Reproduce nothing but the lines from the start of the material through the line that includes "var alphaFit = [[0,57],[1461,2530]];", both ends included, and omit every picture.

______

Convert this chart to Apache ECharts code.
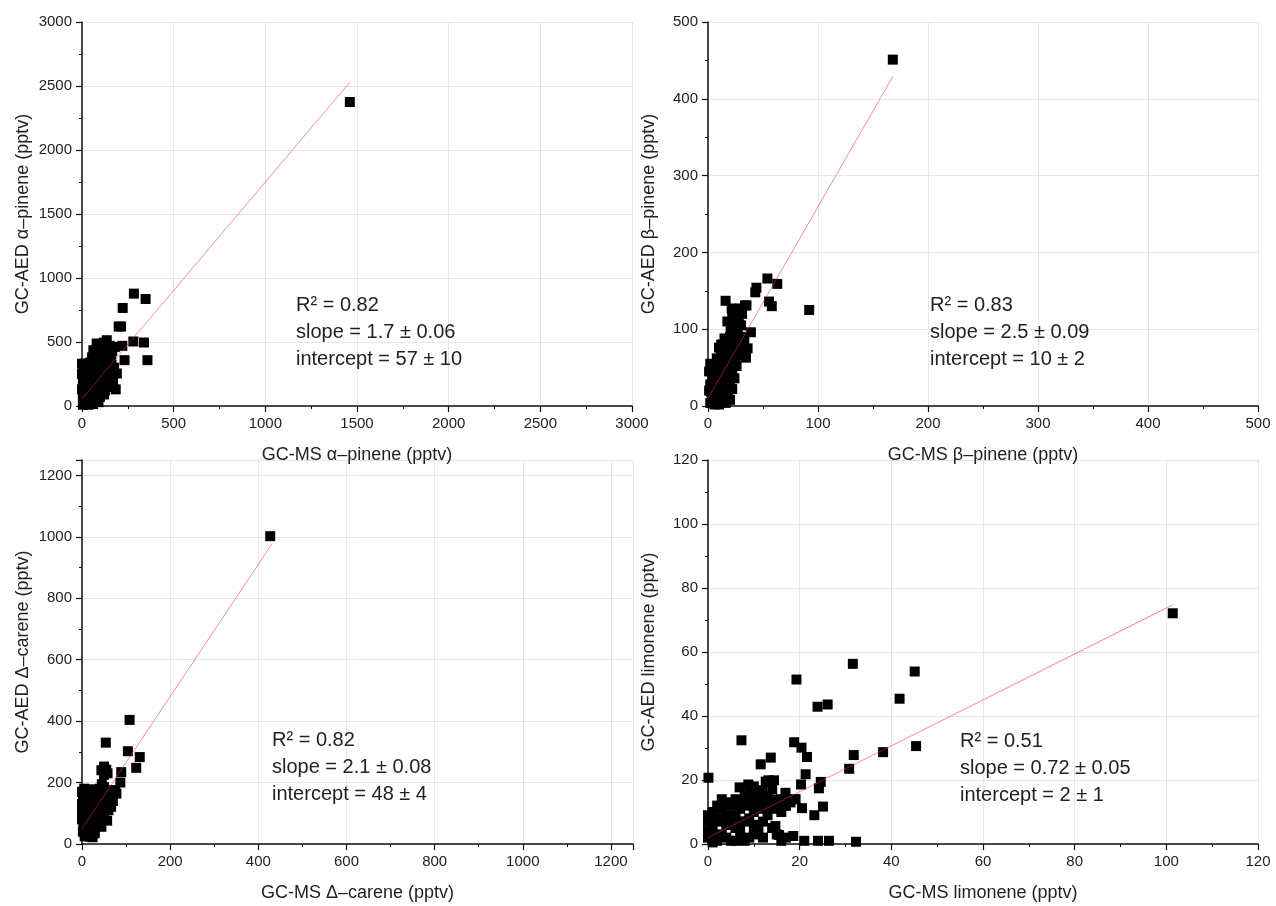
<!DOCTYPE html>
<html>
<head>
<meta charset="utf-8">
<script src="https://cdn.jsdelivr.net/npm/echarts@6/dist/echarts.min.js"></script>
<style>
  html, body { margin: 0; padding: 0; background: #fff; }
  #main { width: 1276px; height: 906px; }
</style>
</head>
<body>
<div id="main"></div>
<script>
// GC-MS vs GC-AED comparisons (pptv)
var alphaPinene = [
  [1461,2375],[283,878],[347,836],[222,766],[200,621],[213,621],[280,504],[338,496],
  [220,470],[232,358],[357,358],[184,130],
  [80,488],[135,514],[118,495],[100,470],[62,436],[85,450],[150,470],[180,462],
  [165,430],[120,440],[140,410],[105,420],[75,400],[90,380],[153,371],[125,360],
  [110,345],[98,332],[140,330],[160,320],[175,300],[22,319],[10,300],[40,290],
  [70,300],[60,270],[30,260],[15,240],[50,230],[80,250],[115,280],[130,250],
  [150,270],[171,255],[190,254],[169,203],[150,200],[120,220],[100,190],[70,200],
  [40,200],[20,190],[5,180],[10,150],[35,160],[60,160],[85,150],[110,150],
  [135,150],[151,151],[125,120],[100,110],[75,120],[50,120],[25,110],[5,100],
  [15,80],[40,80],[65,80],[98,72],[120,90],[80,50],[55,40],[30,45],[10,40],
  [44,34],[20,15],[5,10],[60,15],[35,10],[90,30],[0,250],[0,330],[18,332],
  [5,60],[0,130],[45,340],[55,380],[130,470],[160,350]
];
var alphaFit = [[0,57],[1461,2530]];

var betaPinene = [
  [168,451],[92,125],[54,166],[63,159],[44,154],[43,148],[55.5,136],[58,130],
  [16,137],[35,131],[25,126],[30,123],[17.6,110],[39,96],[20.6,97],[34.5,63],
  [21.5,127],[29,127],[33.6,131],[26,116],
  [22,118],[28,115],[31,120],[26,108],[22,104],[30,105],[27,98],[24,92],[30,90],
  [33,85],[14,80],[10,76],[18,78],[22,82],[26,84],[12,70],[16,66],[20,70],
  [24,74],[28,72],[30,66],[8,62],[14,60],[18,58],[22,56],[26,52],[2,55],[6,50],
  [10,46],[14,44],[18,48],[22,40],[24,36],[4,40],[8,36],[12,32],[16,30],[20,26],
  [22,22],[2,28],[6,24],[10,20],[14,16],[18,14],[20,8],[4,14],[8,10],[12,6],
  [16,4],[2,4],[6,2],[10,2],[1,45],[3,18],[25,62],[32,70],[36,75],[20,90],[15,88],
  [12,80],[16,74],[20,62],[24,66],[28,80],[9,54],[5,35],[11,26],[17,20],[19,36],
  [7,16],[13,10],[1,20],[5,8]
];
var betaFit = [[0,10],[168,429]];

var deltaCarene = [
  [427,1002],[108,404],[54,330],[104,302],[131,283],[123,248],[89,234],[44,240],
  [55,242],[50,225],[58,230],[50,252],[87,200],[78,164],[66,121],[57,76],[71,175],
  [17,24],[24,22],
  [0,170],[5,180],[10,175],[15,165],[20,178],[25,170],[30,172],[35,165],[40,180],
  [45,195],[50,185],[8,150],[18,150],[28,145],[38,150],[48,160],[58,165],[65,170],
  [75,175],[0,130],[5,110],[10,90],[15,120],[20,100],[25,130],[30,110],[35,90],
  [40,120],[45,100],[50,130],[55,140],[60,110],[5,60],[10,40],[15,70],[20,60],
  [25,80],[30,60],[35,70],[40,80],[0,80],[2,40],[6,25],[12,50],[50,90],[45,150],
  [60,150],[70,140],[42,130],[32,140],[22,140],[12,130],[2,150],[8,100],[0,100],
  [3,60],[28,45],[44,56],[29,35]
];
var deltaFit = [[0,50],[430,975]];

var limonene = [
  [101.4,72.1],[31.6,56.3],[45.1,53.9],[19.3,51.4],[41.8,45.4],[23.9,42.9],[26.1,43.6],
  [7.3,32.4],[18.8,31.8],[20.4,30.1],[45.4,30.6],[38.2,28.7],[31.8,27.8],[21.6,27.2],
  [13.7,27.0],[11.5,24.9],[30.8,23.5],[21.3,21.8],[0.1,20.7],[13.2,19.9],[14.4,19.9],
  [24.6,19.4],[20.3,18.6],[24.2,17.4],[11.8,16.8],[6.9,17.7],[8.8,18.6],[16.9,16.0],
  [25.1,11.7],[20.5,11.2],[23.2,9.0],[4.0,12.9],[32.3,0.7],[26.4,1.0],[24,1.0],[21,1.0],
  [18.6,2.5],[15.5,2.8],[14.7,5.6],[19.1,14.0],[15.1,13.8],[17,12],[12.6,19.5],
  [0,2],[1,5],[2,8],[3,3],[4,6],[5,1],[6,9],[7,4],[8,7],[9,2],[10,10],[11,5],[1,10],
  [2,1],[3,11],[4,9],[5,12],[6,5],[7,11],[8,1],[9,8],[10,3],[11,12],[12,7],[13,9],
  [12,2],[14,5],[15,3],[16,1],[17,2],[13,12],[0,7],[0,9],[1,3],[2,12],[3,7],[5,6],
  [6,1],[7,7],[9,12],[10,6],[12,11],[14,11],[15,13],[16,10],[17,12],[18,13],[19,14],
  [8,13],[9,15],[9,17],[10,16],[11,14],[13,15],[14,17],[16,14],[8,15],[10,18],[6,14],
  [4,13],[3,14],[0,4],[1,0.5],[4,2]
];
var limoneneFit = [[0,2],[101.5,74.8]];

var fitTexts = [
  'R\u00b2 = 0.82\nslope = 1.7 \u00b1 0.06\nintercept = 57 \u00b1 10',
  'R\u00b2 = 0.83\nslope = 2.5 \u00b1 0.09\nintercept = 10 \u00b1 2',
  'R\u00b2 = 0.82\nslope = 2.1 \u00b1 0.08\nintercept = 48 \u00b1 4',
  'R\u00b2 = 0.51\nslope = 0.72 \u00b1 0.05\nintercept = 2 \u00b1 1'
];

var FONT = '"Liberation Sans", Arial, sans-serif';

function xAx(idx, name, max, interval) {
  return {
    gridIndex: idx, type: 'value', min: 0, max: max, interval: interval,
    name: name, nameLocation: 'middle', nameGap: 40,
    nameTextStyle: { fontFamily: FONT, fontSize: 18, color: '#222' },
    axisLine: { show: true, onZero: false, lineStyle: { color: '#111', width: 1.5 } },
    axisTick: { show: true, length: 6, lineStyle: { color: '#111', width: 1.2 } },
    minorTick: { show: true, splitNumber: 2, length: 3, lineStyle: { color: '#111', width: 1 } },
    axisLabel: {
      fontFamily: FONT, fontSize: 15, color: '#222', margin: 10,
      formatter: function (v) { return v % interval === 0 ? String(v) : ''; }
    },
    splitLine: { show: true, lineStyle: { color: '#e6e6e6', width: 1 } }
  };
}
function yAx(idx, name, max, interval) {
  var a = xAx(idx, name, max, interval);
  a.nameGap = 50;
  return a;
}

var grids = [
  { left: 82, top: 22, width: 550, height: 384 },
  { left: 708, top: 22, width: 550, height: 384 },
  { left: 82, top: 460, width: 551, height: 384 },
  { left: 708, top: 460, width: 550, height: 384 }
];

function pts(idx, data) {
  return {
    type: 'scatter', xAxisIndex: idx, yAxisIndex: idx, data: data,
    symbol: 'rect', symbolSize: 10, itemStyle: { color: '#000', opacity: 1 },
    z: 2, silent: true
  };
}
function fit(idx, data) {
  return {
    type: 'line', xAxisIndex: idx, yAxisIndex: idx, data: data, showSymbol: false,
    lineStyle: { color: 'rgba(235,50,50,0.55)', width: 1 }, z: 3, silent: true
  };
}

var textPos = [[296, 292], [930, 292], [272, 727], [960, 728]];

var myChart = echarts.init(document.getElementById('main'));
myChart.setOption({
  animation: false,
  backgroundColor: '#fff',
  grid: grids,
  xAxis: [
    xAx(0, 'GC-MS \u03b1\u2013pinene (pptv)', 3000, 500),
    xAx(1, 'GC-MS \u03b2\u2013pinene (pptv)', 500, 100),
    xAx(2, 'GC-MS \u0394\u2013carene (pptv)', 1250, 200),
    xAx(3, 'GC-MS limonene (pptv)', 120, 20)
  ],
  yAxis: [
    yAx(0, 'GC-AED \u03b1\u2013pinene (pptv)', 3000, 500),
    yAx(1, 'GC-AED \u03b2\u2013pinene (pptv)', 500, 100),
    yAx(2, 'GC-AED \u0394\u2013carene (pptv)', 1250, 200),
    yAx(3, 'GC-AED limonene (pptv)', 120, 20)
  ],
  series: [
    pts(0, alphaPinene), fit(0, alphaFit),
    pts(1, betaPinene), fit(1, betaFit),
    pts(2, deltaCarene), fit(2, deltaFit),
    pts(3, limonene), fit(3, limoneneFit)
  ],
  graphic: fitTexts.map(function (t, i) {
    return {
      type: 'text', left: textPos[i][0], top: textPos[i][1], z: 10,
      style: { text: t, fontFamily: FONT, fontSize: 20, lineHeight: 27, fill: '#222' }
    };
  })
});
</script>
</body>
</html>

______

* [Exercise solution]
Convert this chart to Apache ECharts code.
<!DOCTYPE html>
<html>
<head>
<meta charset="utf-8">
<script src="https://cdn.jsdelivr.net/npm/echarts@6/dist/echarts.min.js"></script>
<style>
  html, body { margin: 0; padding: 0; background: #fff; }
  #main { width: 1276px; height: 906px; }
</style>
</head>
<body>
<div id="main"></div>
<script>
// GC-MS vs GC-AED comparisons (pptv)
var alphaPinene = [
  [1461,2375],[283,878],[347,836],[222,766],[200,621],[213,621],[280,504],[338,496],
  [220,470],[232,358],[357,358],[184,130],
  [80,488],[135,514],[118,495],[100,470],[62,436],[85,450],[150,470],[180,462],
  [165,430],[120,440],[140,410],[105,420],[75,400],[90,380],[153,371],[125,360],
  [110,345],[98,332],[140,330],[160,320],[175,300],[22,319],[10,300],[40,290],
  [70,300],[60,270],[30,260],[15,240],[50,230],[80,250],[115,280],[130,250],
  [150,270],[171,255],[190,254],[169,203],[150,200],[120,220],[100,190],[70,200],
  [40,200],[20,190],[5,180],[10,150],[35,160],[60,160],[85,150],[110,150],
  [135,150],[151,151],[125,120],[100,110],[75,120],[50,120],[25,110],[5,100],
  [15,80],[40,80],[65,80],[98,72],[120,90],[80,50],[55,40],[30,45],[10,40],
  [44,34],[20,15],[5,10],[60,15],[35,10],[90,30],[0,250],[0,330],[18,332],
  [5,60],[0,130],[45,340],[55,380],[130,470],[160,350]
];
var alphaFit = [[0,57],[1461,2530]];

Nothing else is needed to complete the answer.